Um dos desfiles mais esperados da madrugada veio em seguida: a poderosa União da Ilha homenageava São João Del-Rey. O público cantou o samba - que tem nada menos do que 10 autores - quase tanto quanto aderiu aos hinos de Estácio e São Clemente, e a escola respondia com belas fantasias e carros alegóricos, de boa concepção embora não muito originais. O retrato habitual de Minas Gerais, com ouro, igrejas, etc. Ao final, o grito de "É campeã!" era claro, mas a escola pode perder pontos devido a um acidente com seu carro abre-alas, que era formado por duas alegorias acopladas, mas que se separaram, fazendo a Ilha exceder o número de carros alegóricos permitidos no grupo.
Em seguida, veio a segunda candidata mais forte ao descenso. Embora não tenha passado pelos desastres da Alegria da Zona Sul, a tradicional Vizinha Faladeira, do bairro do Santo Cristo, não esteve no nível das demais ao homenagear Copacabana, com o enredo "Adorável loucura na cidade do encantamento". O desfile foi encerrado pela Tradição, já no raiar do dia. A escola do bairro de Campinho aderiu à prática das reedições com o clássico "Bahia de todos os deuses", de 1969, do Salgueiro.
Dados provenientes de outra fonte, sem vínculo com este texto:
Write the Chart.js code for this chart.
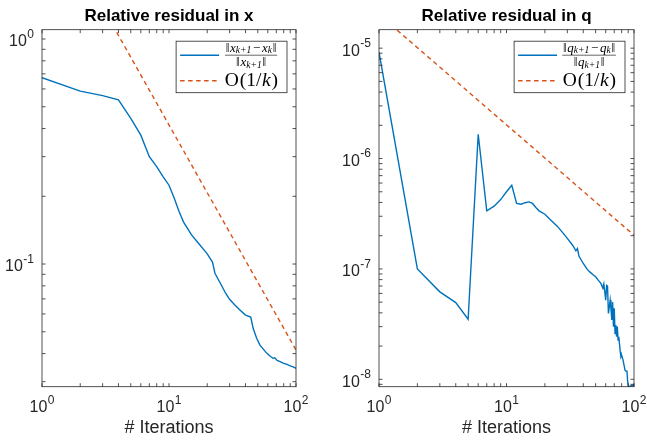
<!DOCTYPE html>
<html>
<head>
<meta charset="utf-8">
<script src="https://cdn.jsdelivr.net/npm/chart.js@4.4.0/dist/chart.umd.min.js"></script>
<style>
  html, body { margin: 0; padding: 0; background: #fff; }
  #quadro { position: relative; width: 647px; height: 443px; }
  canvas { position: absolute; top: 0; }
  #graficoX { left: 0; }
  #graficoQ { left: 323px; }
</style>
</head>
<body>
<div id="quadro">
  <canvas id="graficoX" width="323" height="443"></canvas>
  <canvas id="graficoQ" width="324" height="443"></canvas>
</div>
<script>
// valores
const itersX = [1, 2, 3, 4, 5, 6, 7, 8, 9, 10, 11, 12, 13, 15, 17, 19, 20, 22, 23, 25, 28, 30, 33, 36, 40,
  44, 46, 49, 52, 59, 63, 66, 68, 71, 75, 80, 85, 90, 95, 100];
const residX = [0.673, 0.587, 0.56, 0.537, 0.444, 0.374, 0.300, 0.271, 0.244, 0.224, 0.196, 0.171, 0.154,
  0.135, 0.124, 0.115, 0.111, 0.102, 0.091, 0.0834, 0.074, 0.0697, 0.0657, 0.0627, 0.0593,
  0.0581, 0.0518, 0.0468, 0.0436, 0.0401, 0.0388, 0.0381, 0.0383, 0.0373, 0.0368, 0.0362, 0.0358, 0.0353, 0.0349, 0.0344];

const itersQ = [1, 2, 3, 4, 5, 6, 7, 8, 9, 10, 11, 12, 13, 14, 15, 16, 17, 18, 20, 22, 25, 28, 30, 33, 35, 36, 37,
  40, 43, 45, 48, 50, 52, 55, 57, 58, 59, 60, 61, 62, 63, 64, 65, 66, 67, 68, 69, 70, 71, 72, 73, 74, 75, 76,
  78, 79, 80, 82, 84, 85, 86, 87, 88, 89, 90, 91, 92, 95, 100];
const residQ = [9.2e-6, 1.0e-7, 6.2e-8, 4.95e-8, 3.5e-8, 1.66e-6, 3.36e-7, 3.7e-7, 4.25e-7, 5.0e-7, 5.73e-7,
  3.92e-7, 3.86e-7, 3.98e-7, 4.05e-7, 3.92e-7, 3.6e-7, 3.36e-7, 3.13e-7, 2.8e-7, 2.44e-7, 2.09e-7, 1.89e-7,
  1.64e-7, 1.46e-7, 1.53e-7, 1.31e-7, 1.12e-7, 9.9e-8, 9.4e-8, 8.8e-8, 8.5e-8, 8.0e-8, 7.4e-8, 6.7e-8, 7.3e-8,
  6.2e-8, 5.2e-8, 7.1e-8, 7.0e-8, 3.95e-8, 4.5e-8, 5.2e-8, 4.3e-8, 3.45e-8, 5.0e-8, 3.0e-8, 4.4e-8, 2.6e-8,
  3.1e-8, 2.43e-8, 3.0e-8, 2.27e-8, 2.43e-8, 1.78e-8, 1.6e-8, 1.65e-8, 1.5e-8, 1.3e-8, 1.21e-8, 1.21e-8,
  1.18e-8, 1.2e-8, 9.8e-9, 8.8e-9, 8.4e-9, 8.5e-9, 8.8e-9, 8.8e-9];

// reta de referência O(1/k)
const refIters = [1, 100];
const refX = [4.15, 0.0415];
const refQ = [2.02e-5, 2.02e-7];

const limitesX = { min: 0.0285, max: 1.1 };
const limitesQ = { min: 8.57e-9, max: 1.47e-5 };

const AZUL = '#0072BD';
const LARANJA = '#D95319';
const EIXO = '#262626';
const FONTE = "'Liberation Sans', Arial, Helvetica, sans-serif";
const FONTE_MAT = "'Liberation Serif', 'DejaVu Serif', serif";

function pontos(xs, ys) {
  return xs.map((x, i) => ({ x, y: ys[i] }));
}

function potencias(sc) {
  const out = [];
  for (let e = Math.ceil(Math.log10(sc.min) - 1e-9); e <= Math.floor(Math.log10(sc.max) + 1e-9); e++) out.push(e);
  return out;
}

// caixa do eixo com marcas para dentro (estilo MATLAB)
const caixaEixos = {
  id: 'caixaEixos',
  afterDraw(chart) {
    const { ctx, chartArea: a, scales } = chart;
    const L = 3.5;
    ctx.save();
    ctx.strokeStyle = EIXO;
    ctx.lineWidth = 0.8;
    ctx.strokeRect(a.left, a.top, a.right - a.left, a.bottom - a.top);

    const marcas = (sc) => {
      const out = [];
      const e0 = Math.floor(Math.log10(sc.min)), e1 = Math.ceil(Math.log10(sc.max));
      for (let e = e0; e <= e1; e++) {
        for (let m = 1; m <= 9; m++) {
          const v = m * Math.pow(10, e);
          if (v >= sc.min * 0.9999 && v <= sc.max * 1.0001) out.push(sc.getPixelForValue(v));
        }
      }
      return out;
    };
    ctx.beginPath();
    marcas(scales.x).forEach(px => {
      ctx.moveTo(px, a.bottom); ctx.lineTo(px, a.bottom - L);
      ctx.moveTo(px, a.top); ctx.lineTo(px, a.top + L);
    });
    marcas(scales.y).forEach(py => {
      ctx.moveTo(a.left, py); ctx.lineTo(a.left + L, py);
      ctx.moveTo(a.right, py); ctx.lineTo(a.right - L, py);
    });
    ctx.stroke();
    ctx.restore();
  }
};

// rótulos 10^n com expoente sobrescrito
const rotulosPotencia = {
  id: 'rotulosPotencia',
  afterDraw(chart) {
    const { ctx, chartArea: a, scales } = chart;
    const fBase = `16px ${FONTE}`, fExp = `12px ${FONTE}`;
    const medir = (e) => {
      ctx.font = fBase; const wb = ctx.measureText('10').width;
      ctx.font = fExp; const we = ctx.measureText(String(e)).width;
      return { wb, we, w: wb + we + 0.5 };
    };
    const escreve = (e, xEsq, yMeio) => {
      const m = medir(e);
      ctx.font = fBase;
      ctx.fillText('10', xEsq, yMeio);
      ctx.font = fExp;
      ctx.fillText(String(e), xEsq + m.wb + 0.5, yMeio - 7.5);
    };
    ctx.save();
    ctx.fillStyle = EIXO;
    ctx.textBaseline = 'middle';
    ctx.textAlign = 'left';
    potencias(scales.x).forEach(e => {
      const px = scales.x.getPixelForValue(Math.pow(10, e));
      const m = medir(e);
      escreve(e, px - m.w / 2, a.bottom + 21);
    });
    potencias(scales.y).forEach(e => {
      const py = scales.y.getPixelForValue(Math.pow(10, e));
      const m = medir(e);
      escreve(e, a.left - 8 - m.w, py + 3);
    });
    ctx.restore();
  }
};

// desenha texto em pedaços (itálico, subscrito)
function larguraPedacos(ctx, pedacos) {
  return pedacos.reduce((s, p) => {
    ctx.font = `${p.it ? 'italic ' : ''}${p.tam}px ${FONTE_MAT}`;
    return s + ctx.measureText(p.t).width + (p.esp || 0);
  }, 0);
}

function desenhaPedacos(ctx, pedacos, x, y) {
  let cx = x;
  pedacos.forEach(p => {
    ctx.font = `${p.it ? 'italic ' : ''}${p.tam}px ${FONTE_MAT}`;
    ctx.fillText(p.t, cx + (p.esp || 0) / 2, y + (p.dy || 0));
    cx += ctx.measureText(p.t).width + (p.esp || 0);
  });
}

function fracao(v) {
  const T = 13, S = 9.5;
  const num = [
    { t: '‖', tam: T, esp: 1.5 }, { t: v, tam: T, it: true }, { t: 'k+1', tam: S, it: true, dy: 2.5 },
    { t: '−', tam: T, esp: 3.5 }, { t: v, tam: T, it: true }, { t: 'k', tam: S, it: true, dy: 2.5 },
    { t: '‖', tam: T, esp: 1.5 }
  ];
  const den = [
    { t: '‖', tam: T, esp: 1.5 }, { t: v, tam: T, it: true }, { t: 'k+1', tam: S, it: true, dy: 2.5 },
    { t: '‖', tam: T, esp: 1.5 }
  ];
  return { num, den };
}

const ordem = [
  { t: 'O', tam: 19.5, esp: 1.5 }, { t: '(', tam: 19.5 }, { t: '1', tam: 19.5 },
  { t: '/', tam: 19.5 }, { t: 'k', tam: 19.5, it: true, esp: 1.5 }, { t: ')', tam: 19.5 }
];

// legenda com fração, desenhada no canvas
const legendaMatlab = {
  id: 'legendaMatlab',
  afterDraw(chart, args, opts) {
    const { ctx, chartArea: a } = chart;
    const ds = chart.data.datasets;
    const f = fracao(opts.variavel);
    ctx.save();
    ctx.textBaseline = 'middle';
    const wNum = larguraPedacos(ctx, f.num);
    const wDen = larguraPedacos(ctx, f.den);
    const wOrd = larguraPedacos(ctx, ordem);
    const wTxt = Math.max(wNum, wOrd);
    const w = 48 + wTxt + 9, h = 51.5;
    const x0 = a.right - 9 - w, y0 = a.top + 11.5;

    ctx.fillStyle = '#fff';
    ctx.fillRect(x0, y0, w, h);
    ctx.strokeStyle = EIXO;
    ctx.lineWidth = 0.8;
    ctx.strokeRect(x0, y0, w, h);

    // amostras de linha
    [[ds[0], y0 + 14], [ds[1], y0 + 39.5]].forEach(([d, yy]) => {
      ctx.beginPath();
      ctx.strokeStyle = d.borderColor;
      ctx.lineWidth = d.borderWidth;
      ctx.setLineDash(d.borderDash || []);
      ctx.moveTo(x0 + 4, yy);
      ctx.lineTo(x0 + 43, yy);
      ctx.stroke();
    });
    ctx.setLineDash([]);

    ctx.fillStyle = '#000';
    const cx = x0 + 48 + wTxt / 2;
    desenhaPedacos(ctx, f.num, cx - wNum / 2, y0 + 7);
    desenhaPedacos(ctx, f.den, cx - wDen / 2, y0 + 21.5);
    ctx.beginPath();
    ctx.strokeStyle = '#000';
    ctx.lineWidth = 0.6;
    ctx.moveTo(cx - wNum / 2, y0 + 14);
    ctx.lineTo(cx + wNum / 2, y0 + 14);
    ctx.stroke();

    desenhaPedacos(ctx, ordem, x0 + 48, y0 + 39.5);
    ctx.restore();
  }
};

function criarGrafico(id, titulo, iters, resid, ref, limites, variavel, largY, padDir) {
  return new Chart(document.getElementById(id), {
    type: 'line',
    data: {
      datasets: [{
        data: pontos(iters, resid),
        borderColor: AZUL,
        borderWidth: 1.4,
        pointRadius: 0,
        tension: 0
      }, {
        data: pontos(refIters, ref),
        borderColor: LARANJA,
        borderWidth: 1.4,
        borderDash: [4.5, 3.5],
        pointRadius: 0,
        tension: 0
      }]
    },
    options: {
      responsive: false,
      animation: false,
      events: [],
      layout: { padding: { left: 0, right: padDir, top: 0, bottom: 0 } },
      plugins: {
        legend: { display: false },
        tooltip: { enabled: false },
        title: {
          display: true,
          fullSize: false,
          text: titulo,
          color: '#000',
          font: { family: FONTE, size: 17, weight: 'bold' },
          padding: { top: 6, bottom: 3.3 }
        },
        legendaMatlab: { variavel }
      },
      scales: {
        x: {
          type: 'logarithmic',
          min: 1,
          max: 100,
          grid: { display: false, drawTicks: false },
          border: { display: false },
          ticks: { display: false },
          title: {
            display: true, text: '# Iterations', color: EIXO,
            font: { family: FONTE, size: 18 },
            padding: { top: 0, bottom: 4.2 }
          },
          afterFit: s => { s.height = 56.3; }
        },
        y: {
          type: 'logarithmic',
          min: limites.min,
          max: limites.max,
          grid: { display: false, drawTicks: false },
          border: { display: false },
          ticks: { display: false },
          afterFit: s => { s.width = largY; }
        }
      }
    },
    plugins: [caixaEixos, rotulosPotencia, legendaMatlab]
  });
}

const chartX = criarGrafico('graficoX', 'Relative residual in x', itersX, residX, refX, limitesX, 'x', 42, 27);
const chartQ = criarGrafico('graficoQ', 'Relative residual in q', itersQ, residQ, refQ, limitesQ, 'q', 56, 13);
</script>
</body>
</html>
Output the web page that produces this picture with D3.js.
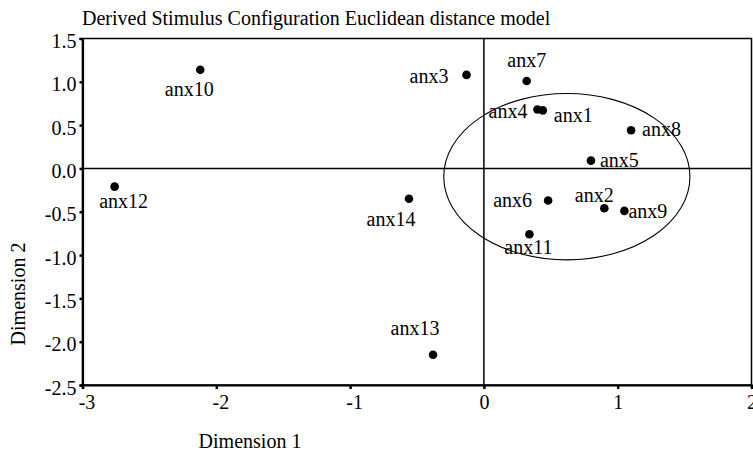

A apelação - agravada pelo aquecimento da bateria ao som de "Sorte grande", de Ivete Sangalo - deu certo e o Sambódromo inteiro cantou o belo samba de Bala e Manuel Rosa. Embora estivesse bem vestida (o tradicional condor do abre-alas era o mais luxuoso em muitos anos, inclusive aqueles passados no Grupo Especial), a Tradição não teve grandes idéias a não ser aquelas comumente associadas à Bahia. Mais curta do que as concorrentes, ela não deve ser candidata ao título. Pelo menos o samba serviu como chave de ouro para o encerramento de um desfile de ótimo nível do Grupo A. O Grupo Especial começa na noite deste domingo, às 21h, com o desfile do Salgueiro.